AIM OF THE TASK ▸ Output all the data exactly. Pictures do not belong in the copy.
---*---
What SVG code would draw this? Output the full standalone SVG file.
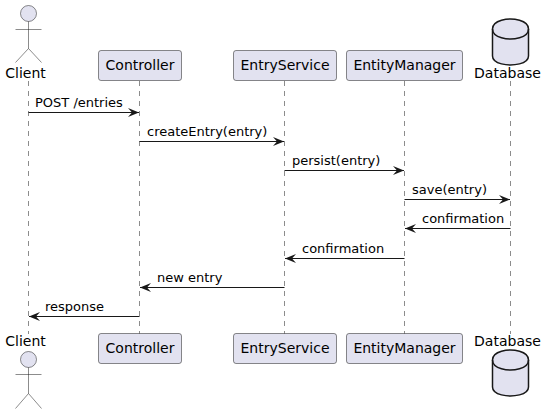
<svg xmlns="http://www.w3.org/2000/svg" width="547" height="414" viewBox="0 0 547 414">
<defs>
<style>
text{font-family:"DejaVu Sans",sans-serif;font-size:13px;fill:#000}
.t{text-anchor:middle;font-size:14px}
.life{stroke:#181818;stroke-width:.5;stroke-dasharray:5 5;fill:none}
.msg{stroke:#181818;stroke-width:1;fill:none}
.box{fill:#E2E2F0;stroke:#181818;stroke-width:.5}
.act{fill:#E2E2F0;stroke:#181818;stroke-width:.5}
.actl{fill:none;stroke:#181818;stroke-width:.5}
.db{fill:#E2E2F0;stroke:#181818;stroke-width:1.5}
.dbl{fill:none;stroke:#181818;stroke-width:1.5}
.h{fill:#181818}
</style>
<marker id="ah" markerUnits="userSpaceOnUse" markerWidth="13" markerHeight="10" refX="12" refY="5" orient="auto-start-reverse">
<path d="M1 .5L12 5L1 9.500L5 5Z" class="h"/>
</marker>
</defs>
<g id="connectors">
<path class="life" d="M28.500 81V334M139.500 81V334M284.500 81V334M404.500 81V334M510.500 81V334"/>
<g id="messages">
<path class="msg" marker-end="url(#ah)" d="M28.500 112.500H139"/>
<text x="35" y="107">POST /entries</text>
<path class="msg" marker-end="url(#ah)" d="M139.500 141.500H284"/>
<text x="147" y="136">createEntry(entry)</text>
<path class="msg" marker-end="url(#ah)" d="M284.500 170.500H404"/>
<text x="292" y="165">persist(entry)</text>
<path class="msg" marker-end="url(#ah)" d="M404.500 199.500H510"/>
<text x="412" y="194">save(entry)</text>
<path class="msg" marker-end="url(#ah)" d="M510.500 228.500H405"/>
<text x="422" y="223">confirmation</text>
<path class="msg" marker-end="url(#ah)" d="M404.500 258.500H285"/>
<text x="302" y="253">confirmation</text>
<path class="msg" marker-end="url(#ah)" d="M284.500 287.500H140"/>
<text x="157" y="282">new entry</text>
<path class="msg" marker-end="url(#ah)" d="M139.500 316.500H29"/>
<text x="45" y="311">response</text>
</g>
</g>
<g id="client-top">
<circle class="act" cx="28.500" cy="13.500" r="8"/>
<path class="actl" d="M28.500 21.500V48.500M15.500 29.500H41.500M28.500 48.500L15.500 62.500M28.500 48.500L41.500 62.500"/>
<text class="t" x="25.500" y="78">Client</text>
</g>
<g id="client-bottom">
<text class="t" x="25.500" y="346">Client</text>
<circle class="act" cx="28.500" cy="359.500" r="8"/>
<path class="actl" d="M28.500 367.500V393.500M15.500 374.500H41.500M28.500 393.500L15.500 408.500M28.500 393.500L41.500 408.500"/>
</g>
<g id="controller-top"><rect class="box" x="98.500" y="50.500" width="83" height="30" rx="2.500"/><text class="t" x="140" y="70">Controller</text></g>
<g id="controller-bottom"><rect class="box" x="98.500" y="333.500" width="83" height="30" rx="2.500"/><text class="t" x="140" y="353">Controller</text></g>
<g id="entryservice-top"><rect class="box" x="233.500" y="50.500" width="103" height="30" rx="2.500"/><text class="t" x="285" y="70">EntryService</text></g>
<g id="entryservice-bottom"><rect class="box" x="233.500" y="333.500" width="103" height="30" rx="2.500"/><text class="t" x="285" y="353">EntryService</text></g>
<g id="entitymanager-top"><rect class="box" x="346.500" y="50.500" width="116" height="30" rx="2.500"/><text class="t" x="404.500" y="70">EntityManager</text></g>
<g id="entitymanager-bottom"><rect class="box" x="346.500" y="333.500" width="116" height="30" rx="2.500"/><text class="t" x="404.500" y="353">EntityManager</text></g>
<g id="database-top">
<path class="db" d="M492.500 29C492.500 19 510.500 19 510.500 19C510.500 19 528.500 19 528.500 29V56C528.500 65 510.500 65 510.500 65C510.500 65 492.500 65 492.500 56Z"/>
<path class="dbl" d="M492.500 29C492.500 39 510.500 39 510.500 39C510.500 39 528.500 39 528.500 29"/>
<text class="t" x="507.500" y="78">Database</text>
</g>
<g id="database-bottom">
<text class="t" x="507.500" y="346">Database</text>
<path class="db" d="M492.500 360C492.500 350 510.500 350 510.500 350C510.500 350 528.500 350 528.500 360V387C528.500 396 510.500 396 510.500 396C510.500 396 492.500 396 492.500 387Z"/>
<path class="dbl" d="M492.500 360C492.500 370 510.500 370 510.500 370C510.500 370 528.500 370 528.500 360"/>
</g>
</svg>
---*---
EXERCISE SOLUTION ▸
What SVG code would draw this? Output the full standalone SVG file.
<svg xmlns="http://www.w3.org/2000/svg" width="547" height="414" viewBox="0 0 547 414">
<defs>
<style>
text{font-family:"DejaVu Sans",sans-serif;font-size:13px;fill:#000}
.t{text-anchor:middle;font-size:14px}
.life{stroke:#181818;stroke-width:.5;stroke-dasharray:5 5;fill:none}
.msg{stroke:#181818;stroke-width:1;fill:none}
.box{fill:#E2E2F0;stroke:#181818;stroke-width:.5}
.act{fill:#E2E2F0;stroke:#181818;stroke-width:.5}
.actl{fill:none;stroke:#181818;stroke-width:.5}
.db{fill:#E2E2F0;stroke:#181818;stroke-width:1.5}
.dbl{fill:none;stroke:#181818;stroke-width:1.5}
.h{fill:#181818}
</style>
<marker id="ah" markerUnits="userSpaceOnUse" markerWidth="13" markerHeight="10" refX="12" refY="5" orient="auto-start-reverse">
<path d="M1 .5L12 5L1 9.500L5 5Z" class="h"/>
</marker>
</defs>
<g id="connectors">
<path class="life" d="M28.500 81V334M139.500 81V334M284.500 81V334M404.500 81V334M510.500 81V334"/>
<g id="messages">
<path class="msg" marker-end="url(#ah)" d="M28.500 112.500H139"/>
<text x="35" y="107">POST /entries</text>
<path class="msg" marker-end="url(#ah)" d="M139.500 141.500H284"/>
<text x="147" y="136">createEntry(entry)</text>
<path class="msg" marker-end="url(#ah)" d="M284.500 170.500H404"/>
<text x="292" y="165">persist(entry)</text>
<path class="msg" marker-end="url(#ah)" d="M404.500 199.500H510"/>
<text x="412" y="194">save(entry)</text>
<path class="msg" marker-end="url(#ah)" d="M510.500 228.500H405"/>
<text x="422" y="223">confirmation</text>
<path class="msg" marker-end="url(#ah)" d="M404.500 258.500H285"/>
<text x="302" y="253">confirmation</text>
<path class="msg" marker-end="url(#ah)" d="M284.500 287.500H140"/>
<text x="157" y="282">new entry</text>
<path class="msg" marker-end="url(#ah)" d="M139.500 316.500H29"/>
<text x="45" y="311">response</text>
</g>
</g>
<g id="client-top">
<circle class="act" cx="28.500" cy="13.500" r="8"/>
<path class="actl" d="M28.500 21.500V48.500M15.500 29.500H41.500M28.500 48.500L15.500 62.500M28.500 48.500L41.500 62.500"/>
<text class="t" x="25.500" y="78">Client</text>
</g>
<g id="client-bottom">
<text class="t" x="25.500" y="346">Client</text>
<circle class="act" cx="28.500" cy="359.500" r="8"/>
<path class="actl" d="M28.500 367.500V393.500M15.500 374.500H41.500M28.500 393.500L15.500 408.500M28.500 393.500L41.500 408.500"/>
</g>
<g id="controller-top"><rect class="box" x="98.500" y="50.500" width="83" height="30" rx="2.500"/><text class="t" x="140" y="70">Controller</text></g>
<g id="controller-bottom"><rect class="box" x="98.500" y="333.500" width="83" height="30" rx="2.500"/><text class="t" x="140" y="353">Controller</text></g>
<g id="entryservice-top"><rect class="box" x="233.500" y="50.500" width="103" height="30" rx="2.500"/><text class="t" x="285" y="70">EntryService</text></g>
<g id="entryservice-bottom"><rect class="box" x="233.500" y="333.500" width="103" height="30" rx="2.500"/><text class="t" x="285" y="353">EntryService</text></g>
<g id="entitymanager-top"><rect class="box" x="346.500" y="50.500" width="116" height="30" rx="2.500"/><text class="t" x="404.500" y="70">EntityManager</text></g>
<g id="entitymanager-bottom"><rect class="box" x="346.500" y="333.500" width="116" height="30" rx="2.500"/><text class="t" x="404.500" y="353">EntityManager</text></g>
<g id="database-top">
<path class="db" d="M492.500 29C492.500 19 510.500 19 510.500 19C510.500 19 528.500 19 528.500 29V56C528.500 65 510.500 65 510.500 65C510.500 65 492.500 65 492.500 56Z"/>
<path class="dbl" d="M492.500 29C492.500 39 510.500 39 510.500 39C510.500 39 528.500 39 528.500 29"/>
<text class="t" x="507.500" y="78">Database</text>
</g>
<g id="database-bottom">
<text class="t" x="507.500" y="346">Database</text>
<path class="db" d="M492.500 360C492.500 350 510.500 350 510.500 350C510.500 350 528.500 350 528.500 360V387C528.500 396 510.500 396 510.500 396C510.500 396 492.500 396 492.500 387Z"/>
<path class="dbl" d="M492.500 360C492.500 370 510.500 370 510.500 370C510.500 370 528.500 370 528.500 360"/>
</g>
</svg>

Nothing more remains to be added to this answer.